It is required that the lines from the top of the listing through the line with "const timeTicks = [0, 10, 20, 30, 40, 50];" be reproduced exactly, excluding pictures.

#####

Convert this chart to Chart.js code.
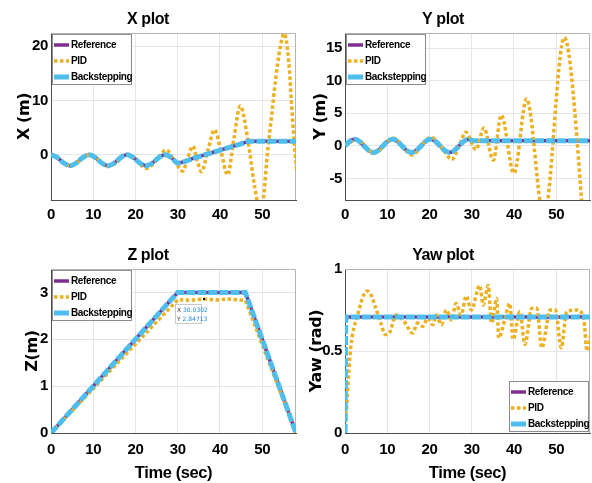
<!DOCTYPE html>
<html>
<head>
<meta charset="utf-8">
<script src="https://cdn.jsdelivr.net/npm/chart.js@4.4.1/dist/chart.umd.min.js"></script>
<style>
  body { margin: 0; background: #fff; overflow: hidden; }
  canvas { position: absolute; }
</style>
</head>
<body>
<canvas id="xplot" width="300" height="240" style="left:0;top:0"></canvas>
<canvas id="yplot" width="296" height="240" style="left:296px;top:0"></canvas>
<canvas id="zplot" width="300" height="243" style="left:0;top:240px"></canvas>
<canvas id="yawplot" width="296" height="243" style="left:296px;top:240px"></canvas>
<script>
// series labels
const names = ['Reference', 'PID', 'Backstepping'];
const timeTicks = [0, 10, 20, 30, 40, 50];

// X plot
const tX = [0,1.5,3,4.5,6,7.5,9,10.5,12,13.5,15,16.5,18,19.5,21,22.5,24,25.5,27,28.5,30,34,38,42,45,47,58];
const xRef = [0,-0.5,-1.5,-2,-1.5,-0.5,0,-0.5,-1.5,-2,-1.5,-0.5,0,-0.5,-1.5,-2,-1.5,-0.5,0,-0.5,-1.5,-0.56,0.38,1.32,2.03,2.5,2.5];
const xBack = xRef;
const tXPid = [0,1.6,3.1,4.7,6.2,7.7,9.2,10.7,12.2,13.7,15.2,16.7,18.2,19.7,21.2,22.5,24,25.6,27.3,29.3,31.2,32.4,33.6,34.6,35.6,37.2,38.7,40.3,41.8,43.3,44.8,46.6,48.2,49.6,50.3,51.2,52.2,53.2,54.2,55.2,56.3,56.9,57.6,58.2];
const xPid = [0,-0.45,-1.45,-2.05,-1.5,-0.45,0.05,-0.5,-1.6,-2.15,-1.6,-0.5,0.1,-0.55,-1.8,-2.5,-1.8,-0.3,0.9,-1.2,-3.0,-0.5,1.6,-1.0,-3.1,1.0,4.6,0.5,-3.7,3.0,9.0,2.8,-5.8,-10.5,-8,0,7,14,19.5,22.3,17,10,2,-3.2];
const xTicks = [0, 10, 20];

// Y plot
const tY = [0,1.125,2.25,3.375,4.5,5.625,6.75,7.875,9,10.125,11.25,12.375,13.5,14.625,15.75,16.875,18,19.125,20.25,21.375,22.5,23.625,24.75,25.875,27,28.125,29.25,30.5,58];
const yRef = [0,0.71,1,0.71,0,-0.71,-1,-0.71,0,0.71,1,0.71,0,-0.71,-1,-0.71,0,0.71,1,0.71,0,-0.71,-1,-0.71,0,0.71,1,0.8,0.8];
const yBack = yRef;
const tYPid = [0,1.4,2.6,3.7,4.8,5.9,7.0,8.1,9.2,10.3,11.4,12.5,13.6,14.7,15.9,17,18.1,19.2,20.4,21.5,22.6,23.8,25.3,27,28.6,31,32.9,35.1,37,40,43,47.1,51.9,57.5];
const yPid = [0,0.6,1.0,0.7,0,-0.75,-1.1,-0.75,0,0.8,1.15,0.8,0,-0.9,-1.4,-0.9,0,0.9,1.3,0.9,0,-1.1,-2.1,0,2.1,-0.56,2.75,-2.2,4.7,-4.2,7.2,-11,16.6,-20];
const yTicks = [-5, 0, 5, 10, 15];

// Z plot
const tZ = [0, 30, 46, 58];
const zRef = [0, 3, 3, 0];
const zBack = zRef;
const tZPid = [0, 30.03, 33, 36, 39, 42, 46, 58];
const zPid = [0, 2.847, 2.83, 2.86, 2.84, 2.86, 2.83, 0];
const zTicks = [0, 1, 2, 3];
const zTip = [30.0302, 2.84713];

// Yaw plot
const tYawRef = [0, 58];
const yawRef = [0.707, 0.707];
const tYawBack = [0, 0.2, 58];
const yawBack = [0, 0.707, 0.707];
const tYawPid = [0,0.5,0.95,1.35,2.1,2.9,4.1,5.2,6.1,7.3,8.5,9.5,10.5,12.1,14,16,17.2,18.4,19.6,20.8,21.6,22.8,24,25.2,26.3,27.5,28.7,29.9,31.9,32.7,33.9,34.7,35.9,36.4,37.9,39,39.8,41.4,42.6,44.2,45.4,46.6,48.6,49.8,51.2,52.5,54.9,56.5,57.3,58.3];
const yawPid = [0,0.2,0.39,0.52,0.64,0.71,0.82,0.866,0.845,0.76,0.67,0.6,0.61,0.72,0.68,0.61,0.67,0.65,0.70,0.66,0.72,0.66,0.75,0.69,0.79,0.72,0.835,0.75,0.9,0.78,0.9,0.67,0.82,0.58,0.70,0.79,0.57,0.74,0.54,0.76,0.76,0.52,0.75,0.75,0.52,0.74,0.75,0.70,0.5,0.61];
const yawTicks = [0, 0.5, 1];

const SANS = '"Liberation Sans", Arial, sans-serif';
const purple = '#7E2F8E', orange = '#EDB120', blue = '#4DBEEE';

function pts(t, v) {
  return t.map((x, i) => ({ x: x, y: v[i] }));
}

// squeeze the text a little, the original uses a narrow helvetica
const squeeze = {
  id: 'squeeze',
  beforeLayout(chart) { chart.ctx.letterSpacing = '-0.4px'; },
  beforeDraw(chart) { chart.ctx.letterSpacing = '-0.4px'; }
};

// grey box on top and right of the plot area
const frame = {
  id: 'frame',
  beforeDatasetsDraw(chart) {
    const a = chart.chartArea, ctx = chart.ctx;
    ctx.save();
    ctx.strokeStyle = '#b4b4b4';
    ctx.lineWidth = 1;
    ctx.beginPath();
    ctx.moveTo(a.left, a.top + 0.5);
    ctx.lineTo(a.right - 0.5, a.top + 0.5);
    ctx.lineTo(a.right - 0.5, a.bottom);
    ctx.stroke();
    ctx.restore();
  }
};

// matlab style legend box inside the axes
const boxLegend = {
  id: 'boxLegend',
  afterDatasetsDraw(chart, args, opts) {
    const a = chart.chartArea, ctx = chart.ctx;
    const w = 80, h = 51;
    const x = opts.corner === 'br' ? a.right - w - 1 : a.left + 1;
    const y = opts.corner === 'br' ? a.bottom - h - 1 : a.top + 1;
    ctx.save();
    ctx.fillStyle = '#fff';
    ctx.fillRect(x, y, w, h);
    ctx.strokeStyle = '#8c8c8c';
    ctx.lineWidth = 1;
    ctx.strokeRect(x + 0.5, y + 0.5, w - 1, h - 1);
    ctx.font = 'bold 10px ' + SANS;
    ctx.letterSpacing = '-0.35px';
    ctx.textBaseline = 'middle';
    chart.data.datasets.forEach((ds, i) => {
      const cy = y + 11 + i * 16;
      ctx.strokeStyle = ds.borderColor;
      ctx.lineWidth = ds.borderWidth;
      ctx.setLineDash(ds.legendDash || []);
      ctx.beginPath();
      ctx.moveTo(x + 2, cy);
      ctx.lineTo(x + 17, cy);
      ctx.stroke();
      ctx.fillStyle = '#000';
      ctx.fillText(ds.label, x + 19, cy + 0.5);
    });
    ctx.restore();
  }
};

// data tip on the Z plot
const dataTip = {
  id: 'dataTip',
  afterDatasetsDraw(chart, args, opts) {
    if (!opts.point) return;
    const ctx = chart.ctx;
    const px = chart.scales.x.getPixelForValue(opts.point[0]);
    const py = chart.scales.y.getPixelForValue(opts.point[1]);
    const bx = Math.round(px - 3), by = Math.round(py + 4);
    ctx.save();
    ctx.letterSpacing = '0px';
    ctx.fillStyle = '#000';
    ctx.fillRect(Math.round(px) + 25, Math.round(py) - 2, 2, 2);
    ctx.fillStyle = '#fff';
    ctx.fillRect(bx, by, 27, 20);
    ctx.strokeStyle = '#c8c8c8';
    ctx.lineWidth = 1;
    ctx.strokeRect(bx + 0.5, by + 0.5, 26, 19);
    ctx.font = '6px "DejaVu Sans", sans-serif';
    ctx.textBaseline = 'middle';
    const rows = [['X ', opts.point[0].toFixed(4)], ['Y ', opts.point[1].toFixed(5)]];
    rows.forEach((r, i) => {
      const ty = by + 6 + i * 9;
      ctx.fillStyle = '#333';
      ctx.fillText(r[0], bx + 2, ty);
      ctx.fillStyle = '#1e88e5';
      ctx.fillText(r[1], bx + 2 + ctx.measureText(r[0]).width, ty);
    });
    ctx.restore();
  }
};

function makePlot(id, o) {
  const canvas = document.getElementById(id);
  const a = o.area;
  const mode = o.smooth ? 'monotone' : 'default';
  const datasets = [
    { label: names[0], data: pts(o.ref[0], o.ref[1]), borderColor: purple, borderWidth: 3.5,
      order: 2, cubicInterpolationMode: mode },
    { label: names[1], data: pts(o.pid[0], o.pid[1]), borderColor: orange, borderWidth: 3.5,
      borderDash: [3.5, 2.5], legendDash: [3.5, 2.5], order: 1, cubicInterpolationMode: mode },
    { label: names[2], data: pts(o.back[0], o.back[1]), borderColor: blue, borderWidth: 5,
      borderDash: [9, 2], order: 0, cubicInterpolationMode: mode }
  ];
  return new Chart(canvas.getContext('2d'), {
    type: 'line',
    data: { datasets: datasets },
    options: {
      responsive: false,
      animation: false,
      events: [],
      elements: { point: { radius: 0 } },
      layout: { padding: { left: 0, right: canvas.width - a.right, top: 0, bottom: 0 } },
      plugins: {
        legend: { display: false },
        tooltip: { enabled: false },
        title: {
          display: true, text: o.title, color: '#000',
          font: { family: SANS, size: 16, weight: 'bold' },
          padding: { top: a.top - 22.7, bottom: 3.5 }
        },
        boxLegend: { corner: o.legendCorner },
        dataTip: { point: o.tip }
      },
      scales: {
        x: {
          type: 'linear', min: 0, max: 58,
          afterFit: s => { s.height = canvas.height - a.bottom; },
          afterBuildTicks: s => { s.ticks = timeTicks.map(v => ({ value: v })); },
          grid: { color: '#e6e6e6', drawTicks: false },
          border: { color: '#4d4d4d' },
          ticks: { color: '#000', padding: o.xTitle ? 8 : 6, font: { family: SANS, size: 15, weight: 'bold' } },
          title: {
            display: !!o.xTitle, text: o.xTitle, color: '#000', padding: { top: 0, bottom: 0 },
            font: { family: SANS, size: 16.5, weight: 'bold' }
          }
        },
        y: {
          type: 'linear', min: o.yRange[0], max: o.yRange[1],
          afterFit: s => { s.width = a.left; },
          afterBuildTicks: s => { s.ticks = o.yTicks.map(v => ({ value: v })); },
          grid: { color: '#e6e6e6', drawTicks: false },
          border: { color: '#4d4d4d' },
          ticks: {
            color: '#000', padding: 3, callback: v => String(v),
            font: { family: SANS, size: 15, weight: 'bold' }
          },
          title: {
            display: true, text: o.yTitle, color: '#000', padding: { top: o.yTitlePad, bottom: 0 },
            font: { family: '"DejaVu Sans", sans-serif', size: 16, weight: 'bold' }
          }
        }
      }
    },
    plugins: [squeeze, frame, boxLegend, dataTip]
  });
}

makePlot('xplot', {
  title: 'X plot', yTitle: 'X (m)', yTitlePad: 15.5,
  area: { left: 51, right: 296, top: 33, bottom: 200 },
  yRange: [-8.3, 22.4], yTicks: xTicks, smooth: true, legendCorner: 'tl',
  ref: [tX, xRef], pid: [tXPid, xPid], back: [tX, xBack]
});

makePlot('yplot', {
  title: 'Y plot', yTitle: 'Y (m)', yTitlePad: 15,
  area: { left: 49, right: 294, top: 33, bottom: 200 },
  yRange: [-8.3, 17.3], yTicks: yTicks, smooth: true, legendCorner: 'tl',
  ref: [tY, yRef], pid: [tYPid, yPid], back: [tY, yBack]
});

makePlot('zplot', {
  title: 'Z plot', yTitle: 'Z(m)', yTitlePad: 23.5, xTitle: 'Time (sec)',
  area: { left: 51, right: 296, top: 29, bottom: 193 },
  yRange: [0, 3.5], yTicks: zTicks, smooth: false, legendCorner: 'tl', tip: zTip,
  ref: [tZ, zRef], pid: [tZPid, zPid], back: [tZ, zBack]
});

makePlot('yawplot', {
  title: 'Yaw plot', yTitle: 'Yaw (rad)', yTitlePad: 11, xTitle: 'Time (sec)',
  area: { left: 49, right: 294, top: 29, bottom: 193 },
  yRange: [0, 1], yTicks: yawTicks, smooth: true, legendCorner: 'br',
  ref: [tYawRef, yawRef], pid: [tYawPid, yawPid], back: [tYawBack, yawBack]
});
</script>
</body>
</html>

#####

Expected answer
Convert this chart to Chart.js code.
<!DOCTYPE html>
<html>
<head>
<meta charset="utf-8">
<script src="https://cdn.jsdelivr.net/npm/chart.js@4.4.1/dist/chart.umd.min.js"></script>
<style>
  body { margin: 0; background: #fff; overflow: hidden; }
  canvas { position: absolute; }
</style>
</head>
<body>
<canvas id="xplot" width="300" height="240" style="left:0;top:0"></canvas>
<canvas id="yplot" width="296" height="240" style="left:296px;top:0"></canvas>
<canvas id="zplot" width="300" height="243" style="left:0;top:240px"></canvas>
<canvas id="yawplot" width="296" height="243" style="left:296px;top:240px"></canvas>
<script>
// series labels
const names = ['Reference', 'PID', 'Backstepping'];
const timeTicks = [0, 10, 20, 30, 40, 50];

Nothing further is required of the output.